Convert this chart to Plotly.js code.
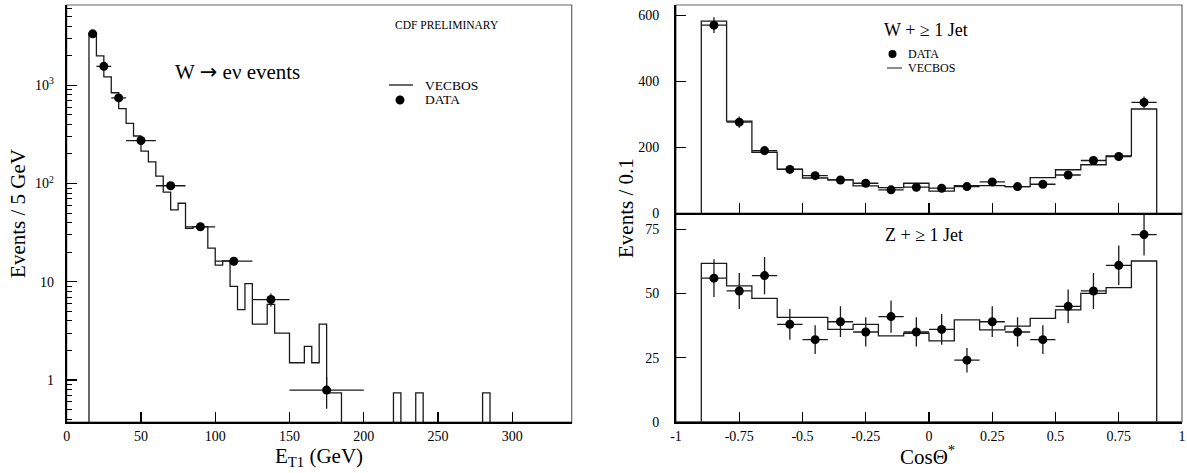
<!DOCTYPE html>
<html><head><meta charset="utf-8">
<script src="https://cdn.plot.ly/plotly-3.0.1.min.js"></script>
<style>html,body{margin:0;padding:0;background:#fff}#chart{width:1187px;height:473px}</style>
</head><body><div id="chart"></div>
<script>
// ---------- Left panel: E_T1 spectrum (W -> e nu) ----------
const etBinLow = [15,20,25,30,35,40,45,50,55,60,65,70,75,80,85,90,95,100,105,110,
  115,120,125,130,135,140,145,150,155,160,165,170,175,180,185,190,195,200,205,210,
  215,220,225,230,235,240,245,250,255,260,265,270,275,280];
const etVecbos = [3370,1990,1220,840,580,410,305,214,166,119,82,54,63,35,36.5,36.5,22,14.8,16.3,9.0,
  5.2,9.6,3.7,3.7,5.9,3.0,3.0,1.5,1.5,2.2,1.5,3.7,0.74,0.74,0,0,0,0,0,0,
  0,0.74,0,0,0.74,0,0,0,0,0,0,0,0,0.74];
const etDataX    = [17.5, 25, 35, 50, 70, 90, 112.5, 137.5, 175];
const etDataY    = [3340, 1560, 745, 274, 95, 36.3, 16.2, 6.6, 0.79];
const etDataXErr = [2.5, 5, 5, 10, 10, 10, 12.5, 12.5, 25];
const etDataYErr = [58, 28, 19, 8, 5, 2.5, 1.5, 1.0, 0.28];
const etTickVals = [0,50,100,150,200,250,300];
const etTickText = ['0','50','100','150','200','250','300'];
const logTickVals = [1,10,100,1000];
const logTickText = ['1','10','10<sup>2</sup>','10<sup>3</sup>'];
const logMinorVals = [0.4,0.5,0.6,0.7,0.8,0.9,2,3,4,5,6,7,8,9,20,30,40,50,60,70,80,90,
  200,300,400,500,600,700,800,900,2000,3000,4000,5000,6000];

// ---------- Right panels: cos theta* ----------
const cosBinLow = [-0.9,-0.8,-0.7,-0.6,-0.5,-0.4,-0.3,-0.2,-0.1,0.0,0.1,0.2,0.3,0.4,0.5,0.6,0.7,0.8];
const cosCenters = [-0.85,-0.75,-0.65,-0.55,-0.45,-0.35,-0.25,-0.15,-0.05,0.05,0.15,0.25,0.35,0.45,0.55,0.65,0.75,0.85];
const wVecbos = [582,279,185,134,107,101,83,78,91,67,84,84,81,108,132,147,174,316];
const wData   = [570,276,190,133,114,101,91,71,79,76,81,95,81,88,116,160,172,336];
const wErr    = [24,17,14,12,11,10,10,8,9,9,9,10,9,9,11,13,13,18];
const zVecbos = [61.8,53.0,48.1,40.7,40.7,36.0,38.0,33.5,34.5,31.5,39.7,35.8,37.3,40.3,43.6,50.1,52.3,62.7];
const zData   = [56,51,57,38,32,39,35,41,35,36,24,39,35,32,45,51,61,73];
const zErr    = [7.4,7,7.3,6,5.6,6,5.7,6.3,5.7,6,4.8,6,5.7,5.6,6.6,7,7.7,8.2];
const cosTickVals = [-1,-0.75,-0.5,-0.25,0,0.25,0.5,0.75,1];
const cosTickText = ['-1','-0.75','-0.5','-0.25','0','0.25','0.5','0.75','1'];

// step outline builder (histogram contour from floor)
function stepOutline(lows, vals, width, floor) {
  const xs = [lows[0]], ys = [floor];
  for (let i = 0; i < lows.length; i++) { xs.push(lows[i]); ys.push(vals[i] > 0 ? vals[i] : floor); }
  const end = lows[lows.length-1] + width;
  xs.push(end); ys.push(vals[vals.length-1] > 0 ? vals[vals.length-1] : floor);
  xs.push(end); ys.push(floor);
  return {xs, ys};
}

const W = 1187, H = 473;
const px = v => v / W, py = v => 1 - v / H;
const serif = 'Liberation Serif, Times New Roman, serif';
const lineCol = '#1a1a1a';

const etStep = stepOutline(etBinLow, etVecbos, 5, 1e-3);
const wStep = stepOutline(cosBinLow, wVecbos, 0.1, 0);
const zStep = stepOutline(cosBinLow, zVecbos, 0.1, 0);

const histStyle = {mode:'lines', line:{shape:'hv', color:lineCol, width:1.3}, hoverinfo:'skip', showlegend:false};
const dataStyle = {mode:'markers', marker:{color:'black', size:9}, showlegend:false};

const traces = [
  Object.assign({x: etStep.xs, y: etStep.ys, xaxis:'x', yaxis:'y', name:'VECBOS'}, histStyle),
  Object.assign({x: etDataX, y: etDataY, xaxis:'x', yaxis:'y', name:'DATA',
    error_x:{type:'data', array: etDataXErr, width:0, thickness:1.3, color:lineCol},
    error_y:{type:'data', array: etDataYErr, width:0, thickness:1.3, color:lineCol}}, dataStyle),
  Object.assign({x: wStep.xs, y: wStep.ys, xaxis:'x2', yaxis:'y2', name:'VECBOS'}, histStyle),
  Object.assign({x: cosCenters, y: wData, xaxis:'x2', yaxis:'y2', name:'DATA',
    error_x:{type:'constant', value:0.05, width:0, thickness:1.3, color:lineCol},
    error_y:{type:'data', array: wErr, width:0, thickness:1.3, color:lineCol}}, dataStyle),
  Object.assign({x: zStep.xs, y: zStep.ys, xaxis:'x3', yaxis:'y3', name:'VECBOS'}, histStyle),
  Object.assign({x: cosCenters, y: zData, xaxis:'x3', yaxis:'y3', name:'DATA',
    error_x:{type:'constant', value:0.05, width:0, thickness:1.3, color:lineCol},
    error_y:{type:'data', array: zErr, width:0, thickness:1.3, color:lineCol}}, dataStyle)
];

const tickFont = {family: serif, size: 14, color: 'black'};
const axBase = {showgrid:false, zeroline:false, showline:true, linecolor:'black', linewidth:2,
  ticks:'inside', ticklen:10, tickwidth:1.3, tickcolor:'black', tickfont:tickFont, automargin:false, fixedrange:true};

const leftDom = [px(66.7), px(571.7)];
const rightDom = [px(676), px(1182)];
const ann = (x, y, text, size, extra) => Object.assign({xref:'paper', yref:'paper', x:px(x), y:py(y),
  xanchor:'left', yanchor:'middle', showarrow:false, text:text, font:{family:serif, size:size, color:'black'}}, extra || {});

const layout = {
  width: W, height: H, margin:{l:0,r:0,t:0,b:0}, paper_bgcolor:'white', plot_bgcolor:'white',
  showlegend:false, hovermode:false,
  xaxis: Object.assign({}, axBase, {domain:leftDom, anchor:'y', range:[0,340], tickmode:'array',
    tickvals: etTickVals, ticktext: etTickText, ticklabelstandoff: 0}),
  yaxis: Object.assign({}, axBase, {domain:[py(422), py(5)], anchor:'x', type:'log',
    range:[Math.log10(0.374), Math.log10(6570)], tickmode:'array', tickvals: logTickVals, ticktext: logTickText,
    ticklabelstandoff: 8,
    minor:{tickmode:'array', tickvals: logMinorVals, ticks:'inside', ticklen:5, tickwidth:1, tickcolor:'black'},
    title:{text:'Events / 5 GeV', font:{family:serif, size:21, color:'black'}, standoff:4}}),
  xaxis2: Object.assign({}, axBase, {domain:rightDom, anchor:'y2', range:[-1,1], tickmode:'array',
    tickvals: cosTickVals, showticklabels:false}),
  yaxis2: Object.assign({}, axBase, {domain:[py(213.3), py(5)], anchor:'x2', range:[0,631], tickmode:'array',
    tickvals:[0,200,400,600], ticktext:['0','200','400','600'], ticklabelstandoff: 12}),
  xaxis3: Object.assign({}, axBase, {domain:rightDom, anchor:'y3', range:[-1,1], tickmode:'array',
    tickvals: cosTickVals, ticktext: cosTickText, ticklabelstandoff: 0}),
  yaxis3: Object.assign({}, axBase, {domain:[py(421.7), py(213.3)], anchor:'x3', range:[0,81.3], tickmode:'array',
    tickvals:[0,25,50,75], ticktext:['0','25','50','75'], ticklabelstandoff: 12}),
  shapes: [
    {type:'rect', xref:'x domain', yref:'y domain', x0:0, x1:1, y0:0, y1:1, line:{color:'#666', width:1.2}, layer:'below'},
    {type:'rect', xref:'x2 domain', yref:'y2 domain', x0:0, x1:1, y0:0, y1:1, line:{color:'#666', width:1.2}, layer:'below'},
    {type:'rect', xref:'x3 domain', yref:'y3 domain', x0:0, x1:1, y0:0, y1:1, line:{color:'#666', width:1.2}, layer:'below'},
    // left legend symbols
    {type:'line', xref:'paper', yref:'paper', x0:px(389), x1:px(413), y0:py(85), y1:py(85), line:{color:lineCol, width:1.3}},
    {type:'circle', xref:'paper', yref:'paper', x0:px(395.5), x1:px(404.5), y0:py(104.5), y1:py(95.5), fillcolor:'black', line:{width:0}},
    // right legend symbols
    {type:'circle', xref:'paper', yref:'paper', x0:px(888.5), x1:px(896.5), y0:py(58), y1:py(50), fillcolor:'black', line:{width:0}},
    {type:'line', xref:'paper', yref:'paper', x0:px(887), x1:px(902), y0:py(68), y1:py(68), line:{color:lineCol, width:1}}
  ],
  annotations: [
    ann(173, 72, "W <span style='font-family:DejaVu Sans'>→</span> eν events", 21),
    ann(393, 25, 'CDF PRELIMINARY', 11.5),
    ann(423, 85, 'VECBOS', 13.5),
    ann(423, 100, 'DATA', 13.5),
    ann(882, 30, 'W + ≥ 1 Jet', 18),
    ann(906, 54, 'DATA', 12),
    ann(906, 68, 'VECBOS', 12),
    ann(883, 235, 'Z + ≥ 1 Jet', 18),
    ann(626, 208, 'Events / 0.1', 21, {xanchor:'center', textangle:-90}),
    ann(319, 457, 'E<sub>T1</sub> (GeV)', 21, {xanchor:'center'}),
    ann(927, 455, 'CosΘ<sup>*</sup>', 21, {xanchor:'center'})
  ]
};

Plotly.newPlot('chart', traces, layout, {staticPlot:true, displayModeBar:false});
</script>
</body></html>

━━━━━━━━━━━━━━━━━━━━

Pictures stay out. Print the data exactly, from its first line through the line containing "200,300,400,500,600,700,800,900,2000,3000,4000,5000,6000];".

Convert this chart to Plotly.js code.
<!DOCTYPE html>
<html><head><meta charset="utf-8">
<script src="https://cdn.plot.ly/plotly-3.0.1.min.js"></script>
<style>html,body{margin:0;padding:0;background:#fff}#chart{width:1187px;height:473px}</style>
</head><body><div id="chart"></div>
<script>
// ---------- Left panel: E_T1 spectrum (W -> e nu) ----------
const etBinLow = [15,20,25,30,35,40,45,50,55,60,65,70,75,80,85,90,95,100,105,110,
  115,120,125,130,135,140,145,150,155,160,165,170,175,180,185,190,195,200,205,210,
  215,220,225,230,235,240,245,250,255,260,265,270,275,280];
const etVecbos = [3370,1990,1220,840,580,410,305,214,166,119,82,54,63,35,36.5,36.5,22,14.8,16.3,9.0,
  5.2,9.6,3.7,3.7,5.9,3.0,3.0,1.5,1.5,2.2,1.5,3.7,0.74,0.74,0,0,0,0,0,0,
  0,0.74,0,0,0.74,0,0,0,0,0,0,0,0,0.74];
const etDataX    = [17.5, 25, 35, 50, 70, 90, 112.5, 137.5, 175];
const etDataY    = [3340, 1560, 745, 274, 95, 36.3, 16.2, 6.6, 0.79];
const etDataXErr = [2.5, 5, 5, 10, 10, 10, 12.5, 12.5, 25];
const etDataYErr = [58, 28, 19, 8, 5, 2.5, 1.5, 1.0, 0.28];
const etTickVals = [0,50,100,150,200,250,300];
const etTickText = ['0','50','100','150','200','250','300'];
const logTickVals = [1,10,100,1000];
const logTickText = ['1','10','10<sup>2</sup>','10<sup>3</sup>'];
const logMinorVals = [0.4,0.5,0.6,0.7,0.8,0.9,2,3,4,5,6,7,8,9,20,30,40,50,60,70,80,90,
  200,300,400,500,600,700,800,900,2000,3000,4000,5000,6000];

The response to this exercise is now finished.